Ijaz Ahmad Butt claims that the stories he has narrated are of 21st century Pakistan. No person is criminal by birth. It is the environment that makes him so. Some are habitual criminals, while others repent all their lives over one crime they committed. Ijaz Ahmad Butt’s style of writing is simple. He gives separate sections to different events and then leads the story with flashbacks to wind up. Normally, his interview with the culprits ends the story with findings. The story titled ‘Dil Ki Rani’ is a story of a politician namely Chaudhry Fayyaz, 20 years senior in age to Saira Rani, whom he marries to get a son despite being already married. Saira falls for the proposal because she thinks she would get a financially secure life, despite her family’s opposition. When the doctors discover that she cannot conceive, the husband loses his affection for her. He starts threatening that he would chop her into pieces. One evening when she hears noises of men and women drinking and playing foul in her husband’s room, she decides to kill him before he kills her. While narrating this story, Ijaz Ahmad Butt remains undecided whether the real culprit was Chaudhry Fayyaz or Saira Rani!
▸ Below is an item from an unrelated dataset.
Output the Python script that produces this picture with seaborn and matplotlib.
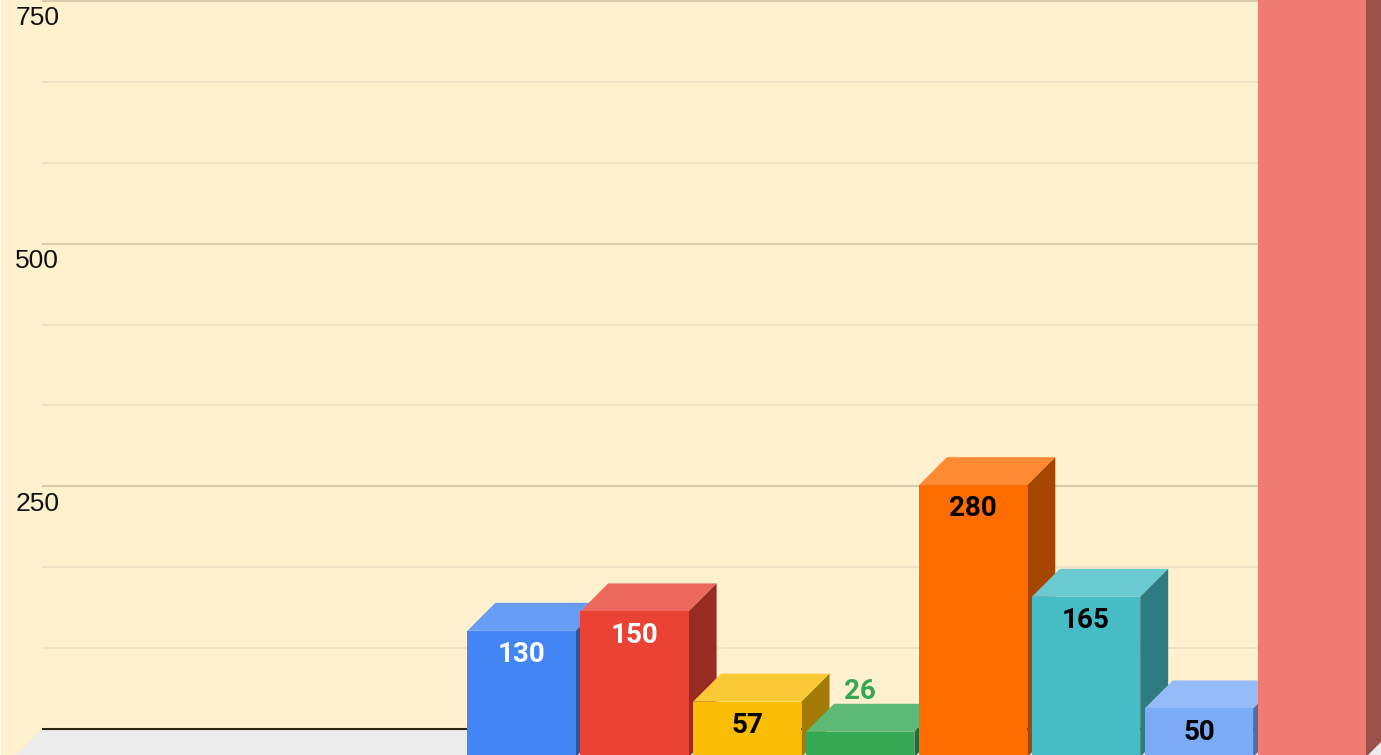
import numpy as np
import seaborn as sns
import matplotlib.pyplot as plt
from matplotlib.colors import to_rgb

# values, last bar runs off the top so its value is a guess
categories = ["A", "B", "C", "D", "E", "F", "G", "H"]
values = [130, 150, 57, 26, 280, 165, 50, 850]
bar_colors = ["#4285f4", "#ea4335", "#fbbc04", "#34a853", "#ff6d01", "#46bdc6", "#7baaf7", "#f07b72"]
label_colors = ["white", "white", "black", "#34a853", "black", "black", "black", None]
label_outside = [False, False, False, True, False, False, False, False]
major_ticks = [250, 500, 750]
minor_ticks = [83.3, 166.7, 333.3, 416.7, 583.3, 666.7]

px_per_cat = 112.9
px_per_val = 0.9707
depth_x = 28 / px_per_cat
depth_y = 28 / px_per_val

sns.set_style("white")
plt.rcParams['font.family'] = ['Liberation Sans', 'DejaVu Sans']


def shade(color, amount):
    # amount > 0 goes to white, amount < 0 goes to black
    c = np.array(to_rgb(color))
    if amount > 0:
        return tuple(c + (1 - c) * amount)
    return tuple(c * (1 + amount))


fig = plt.figure(figsize=(13.81, 7.55), dpi=100)
ax = fig.add_axes([0, 0, 1, 1])
ax.set_facecolor("#fff1cd")

sns.barplot(x=categories, y=values, hue=categories, palette=bar_colors, width=0.96,
            saturation=1, legend=False, ax=ax)
bars = list(ax.patches)

x_left = -521.5 / px_per_cat
x_right = (1381 - 521.5) / px_per_cat
ax.set_xlim(x_left, x_right)
ax.set_ylim(2 / px_per_val, 757 / px_per_val)

# back wall and floor
wall_x = (42 - 521.5) / px_per_cat
ax.fill([wall_x - depth_x, wall_x, x_right + 1, x_right + 1], [0, depth_y, depth_y, 0],
        color="#ececec", lw=0, zorder=1)
ax.hlines([v + depth_y for v in minor_ticks], wall_x, x_right, color="#eee1c5", lw=1.5, zorder=2)
ax.hlines([v + depth_y for v in major_ticks], wall_x, x_right, color="#d8cba9", lw=1.5, zorder=2)
ax.hlines(depth_y, wall_x, x_right, color="#2b2616", lw=1.5, zorder=2)

# 3d faces are worked out from the bars seaborn drew
for i, bar in enumerate(bars):
    x0 = bar.get_x()
    x1 = x0 + bar.get_width()
    h = bar.get_height()
    color = bar_colors[i]
    bar.set_linewidth(0)
    bar.set_zorder(11 + i * 2)
    ax.fill([x0, x1, x1 + depth_x, x0 + depth_x], [h, h, h + depth_y, h + depth_y],
            color=shade(color, 0.2), lw=0, zorder=10 + i * 2)
    ax.fill([x1, x1 + depth_x, x1 + depth_x, x1], [0, depth_y, h + depth_y, h],
            color=shade(color, -0.35), lw=0, zorder=10 + i * 2)
    if label_colors[i] is None:
        continue
    offset = 29 if label_outside[i] else -17
    ax.annotate(str(values[i]), (i, h), xytext=(0, offset), textcoords="offset points",
                ha="center", va="center", fontsize=20, fontweight="bold",
                family="Roboto", color=label_colors[i], zorder=40)

ax.set_xticks([])
ax.set_yticks([v + 13.5 for v in major_ticks])
ax.set_yticklabels([str(v) for v in major_ticks], fontsize=19, color="#111111", ha="left")
ax.tick_params(axis="y", left=False, pad=-14.5)
ax.set_xlabel("")
ax.set_ylabel("")
for side in ["top", "right", "bottom"]:
    ax.spines[side].set_visible(False)
ax.spines["left"].set_color("#fffaf0")
ax.spines["left"].set_linewidth(1.5)

plt.savefig("out.png", dpi=100)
This book contains 10 stories, the last one being tiled ‘Roti’, in which Jameel killed his wife Shakeela while she was preparing bread in the kitchen. She said before dying that this loaf of bread would be her witness. Average Urdu language readers looking for some suspense would enjoy this book. Ijaz Ahmad Butt desires that our younger generation get to know the reality behind the apparently attractive world of crime lest they should get entangled in its web.